**Task**
Carry none of the pictures over; write out the complete data exactly.

--- Source excerpt ---

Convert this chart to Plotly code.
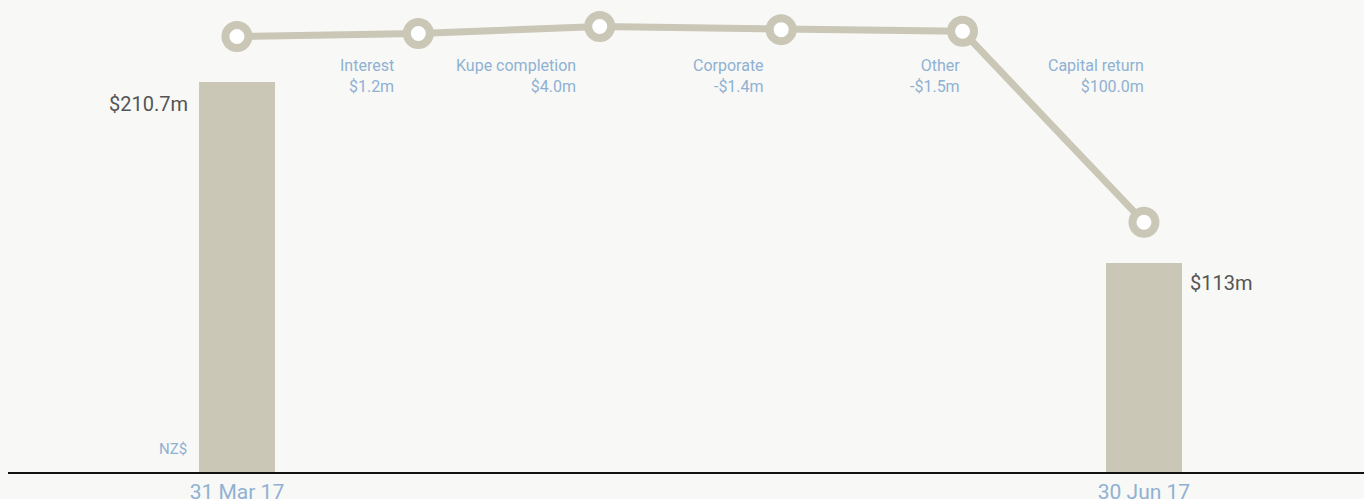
import plotly.graph_objects as go

# Data
bar_x = [0, 5]
bar_labels = ["31 Mar 17", "30 Jun 17"]
bar_values = [210.7, 113]
bar_texts = ["$210.7m", "$113m"]

line_x = [0, 1, 2, 3, 4, 5]
line_values = [235.0, 236.6, 240.4, 238.7, 237.8, 134.8]

step_names = ["Interest", "Kupe completion", "Corporate", "Other", "Capital return"]
step_amounts = ["$1.2m", "$4.0m", "-$1.4m", "-$1.5m", "$100.0m"]
step_x = [1, 2, 3, 4, 5]
step_shift = [-22, -22, -15, -1, 2]

BG = "#f8f8f6"
TAN = "#cac7b7"
BLUE = "#8fb1d3"
DARK = "#555555"
FONT = "Roboto"

fig = go.Figure()
fig.add_trace(go.Bar(x=bar_x, y=bar_values, width=0.42, marker=dict(color=TAN, line=dict(width=0)),
                     hoverinfo="skip", showlegend=False))
fig.add_trace(go.Scatter(x=line_x, y=line_values, mode="lines+markers",
                         line=dict(color=TAN, width=7),
                         marker=dict(size=23, color="white", line=dict(color=TAN, width=8)),
                         hoverinfo="skip", showlegend=False))

ann = []
for nm, amt, sx, sh in zip(step_names, step_amounts, step_x, step_shift):
    ann.append(dict(x=sx, y=line_values[0], xref="x", yref="y", text=nm + "<br>" + amt,
                    showarrow=False, xanchor="right", yanchor="top", align="right",
                    xshift=sh, yshift=-17, font=dict(family=FONT, size=16, color=BLUE)))
ann.append(dict(x=bar_x[0], y=bar_values[0], text=bar_texts[0], showarrow=False,
                xanchor="right", yanchor="middle", xshift=-47, yshift=-22,
                font=dict(family=FONT, size=20, color=DARK)))
ann.append(dict(x=bar_x[1], y=bar_values[1], text=bar_texts[1], showarrow=False,
                xanchor="left", yanchor="middle", xshift=44, yshift=-20,
                font=dict(family=FONT, size=20, color=DARK)))
ann.append(dict(x=bar_x[0], y=0, text="NZ$", showarrow=False,
                xanchor="right", yanchor="middle", xshift=-48, yshift=23,
                font=dict(family=FONT, size=15, color=BLUE)))

fig.update_layout(
    width=1364, height=499,
    margin=dict(l=8, r=0, t=0, b=27),
    paper_bgcolor=BG, plot_bgcolor=BG,
    annotations=ann,
    xaxis=dict(range=[-1.262, 6.213], tickvals=bar_x, ticktext=bar_labels, automargin=False,
               showgrid=False, zeroline=False, showline=True, linecolor="#111111", linewidth=1.5,
               ticks="", tickfont=dict(family=FONT, size=21, color=BLUE), fixedrange=True),
    yaxis=dict(range=[0, 254.7], visible=False, showgrid=False, fixedrange=True, automargin=False),
    bargap=0,
)
fig.write_html("out.html", config={"displayModeBar": False},
               post_script="document.body.style.margin='0';document.body.style.overflow='hidden';")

---

**Task solution**
Convert this chart to Plotly code.
import plotly.graph_objects as go

# Data
bar_x = [0, 5]
bar_labels = ["31 Mar 17", "30 Jun 17"]
bar_values = [210.7, 113]
bar_texts = ["$210.7m", "$113m"]

line_x = [0, 1, 2, 3, 4, 5]
line_values = [235.0, 236.6, 240.4, 238.7, 237.8, 134.8]

step_names = ["Interest", "Kupe completion", "Corporate", "Other", "Capital return"]
step_amounts = ["$1.2m", "$4.0m", "-$1.4m", "-$1.5m", "$100.0m"]
step_x = [1, 2, 3, 4, 5]
step_shift = [-22, -22, -15, -1, 2]

BG = "#f8f8f6"
TAN = "#cac7b7"
BLUE = "#8fb1d3"
DARK = "#555555"
FONT = "Roboto"

fig = go.Figure()
fig.add_trace(go.Bar(x=bar_x, y=bar_values, width=0.42, marker=dict(color=TAN, line=dict(width=0)),
                     hoverinfo="skip", showlegend=False))
fig.add_trace(go.Scatter(x=line_x, y=line_values, mode="lines+markers",
                         line=dict(color=TAN, width=7),
                         marker=dict(size=23, color="white", line=dict(color=TAN, width=8)),
                         hoverinfo="skip", showlegend=False))

ann = []
for nm, amt, sx, sh in zip(step_names, step_amounts, step_x, step_shift):
    ann.append(dict(x=sx, y=line_values[0], xref="x", yref="y", text=nm + "<br>" + amt,
                    showarrow=False, xanchor="right", yanchor="top", align="right",
                    xshift=sh, yshift=-17, font=dict(family=FONT, size=16, color=BLUE)))
ann.append(dict(x=bar_x[0], y=bar_values[0], text=bar_texts[0], showarrow=False,
                xanchor="right", yanchor="middle", xshift=-47, yshift=-22,
                font=dict(family=FONT, size=20, color=DARK)))
ann.append(dict(x=bar_x[1], y=bar_values[1], text=bar_texts[1], showarrow=False,
                xanchor="left", yanchor="middle", xshift=44, yshift=-20,
                font=dict(family=FONT, size=20, color=DARK)))
ann.append(dict(x=bar_x[0], y=0, text="NZ$", showarrow=False,
                xanchor="right", yanchor="middle", xshift=-48, yshift=23,
                font=dict(family=FONT, size=15, color=BLUE)))

fig.update_layout(
    width=1364, height=499,
    margin=dict(l=8, r=0, t=0, b=27),
    paper_bgcolor=BG, plot_bgcolor=BG,
    annotations=ann,
    xaxis=dict(range=[-1.262, 6.213], tickvals=bar_x, ticktext=bar_labels, automargin=False,
               showgrid=False, zeroline=False, showline=True, linecolor="#111111", linewidth=1.5,
               ticks="", tickfont=dict(family=FONT, size=21, color=BLUE), fixedrange=True),
    yaxis=dict(range=[0, 254.7], visible=False, showgrid=False, fixedrange=True, automargin=False),
    bargap=0,
)
fig.write_html("out.html", config={"displayModeBar": False},
               post_script="document.body.style.margin='0';document.body.style.overflow='hidden';")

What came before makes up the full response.